Carved into red sandstone cliffs in southwestern Jordan, the lost city of Petra was the capital of an ancient kingdom. Once a thriving center of trade, having lain in ruins for centuries, Petra is now one of the world’s New Seven Wonders.
Each year, the 102-square-mile site typically attracts over a million visitors to what was once the ancient Kingdom of Nabatean. Yet most tourists only catch a glimpse of its majesty.
“We have uncovered just 15 percent of the city,” archaeologist Zeidoun Al-Muheisen of Jordan’s Yarmouk University told National Geographic. “The vast majority—85 percent—is still underground and untouched.”
Visitors to Petra first follow an almost mile-long winding gorge, known as the Siq, decorated with sculptures of gods and animals along the path, into the center of the recovered architecture. Petra’s “treasury,” called Al Khazneh, is the first sight along the journey.
Rising 127 feet high and 82 feet wide, its formidable sandstone columns crowned with capitals resemble the temples of ancient Rome.
The structure’s classification as a treasury is a misnomer, for Al Khazneh is actually a tomb.
Archaeologists have yet to find any paraphernalia within, but many suspect the tomb was built for Nabatean king Aretas IV, who ruled Petra at its height, between 9 B.C. and A.D. 40.
Bedouins of the early 20th century believed that an urn on the second floor of Al Khazneh contained the riches of an Egyptian pharaoh, hence the building’s initial mistaken classification.
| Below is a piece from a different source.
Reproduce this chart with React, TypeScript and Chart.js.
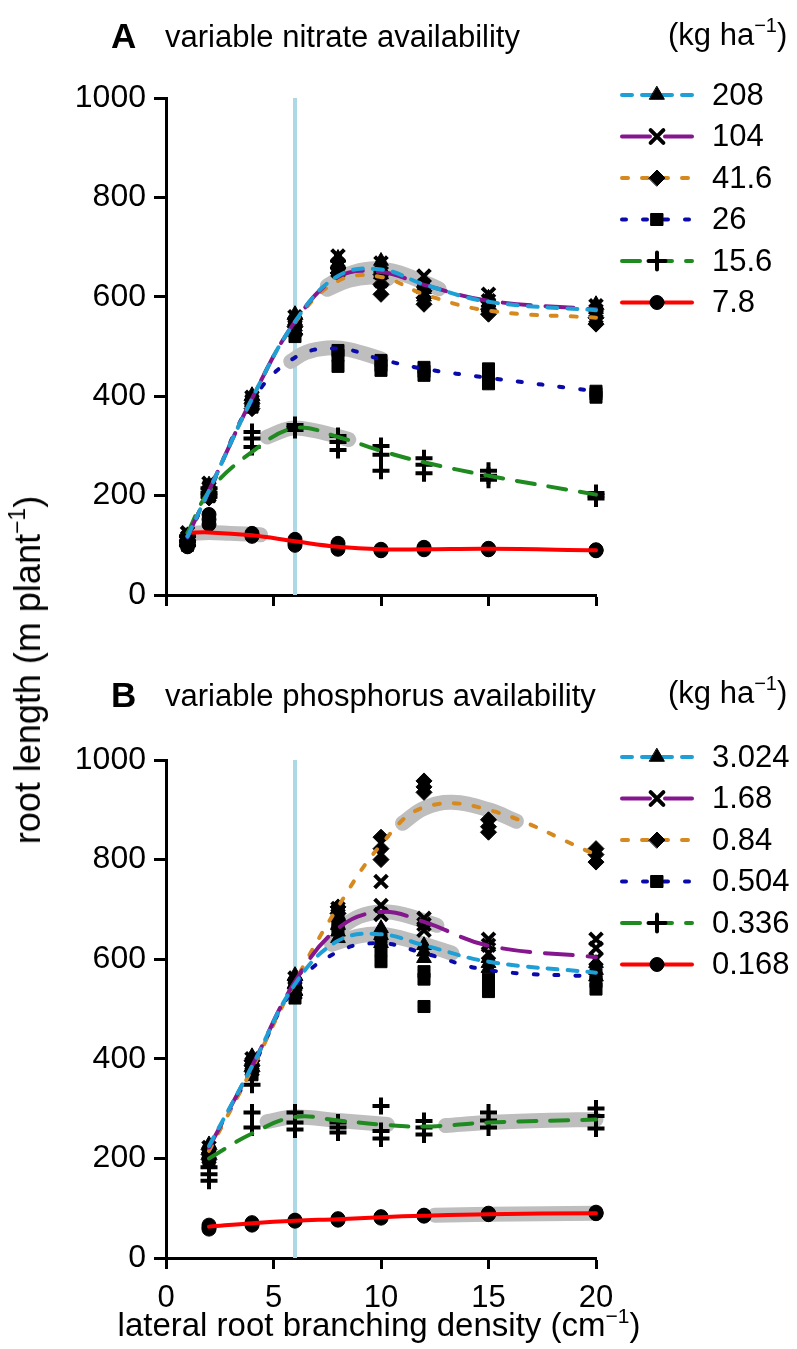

The Nabateans, a nomadic tribe, built Petra (originally called Raqmu) in the fourth century B.C. to stabilize a thriving network of trade—in Arabian incense, Chinese silk, and Indian spices. The settlement of 30,000 boasted architectural influences from both the Mediterranean and Arab cultures.
In A.D. 106, the city was occupied by the Romans, who absorbed the Nabateans into their empire and added a Greco-Roman expansion.
After the eighth century, its inhabitants fled, and Petra became “lost” for hundreds of years. Only nomadic shepherds remained, who used Petra’s abandoned structures to shelter their livestock and themselves.
Eventually, Swiss explorer Johann Ludwig Burckhardt rediscovered Petra in 1812 on a journey to Syria—disguised as a Bedouin named Sheikh Ibrahim Ibn Abdallah—becoming the first Westerner ever to view the once-glorious city.
“An excavated mausoleum came in view, the situation and beauty of which are calculated to make an extraordinary impression upon the traveler,” Burckhardt wrote in an account of his travels.
Western explorers flocked to newly discovered Petra to marvel at its beauty and study its architecture.
In December 1993, scrolls written in Greek, dating back to the Byzantine period, were found in an excavated church near Petra’s Winged Lion Temple. Researchers at the American Center of Oriental Research in Amman studying the scrolls hope to shed light on the city’s centuries-long vacancy.
In the meantime, the enormity of the find, and its enigmatic history, have made it a favorite in filmmaking; the city of Petra has played host to movies like “Indiana Jones and the Last Crusade,” “The Mummy Returns,” and “Aladdin.”
In 1985, the city was declared a UNESCO World Heritage site. In 2007, it became one of the New Seven Wonders of the World, captivating audiences to this day.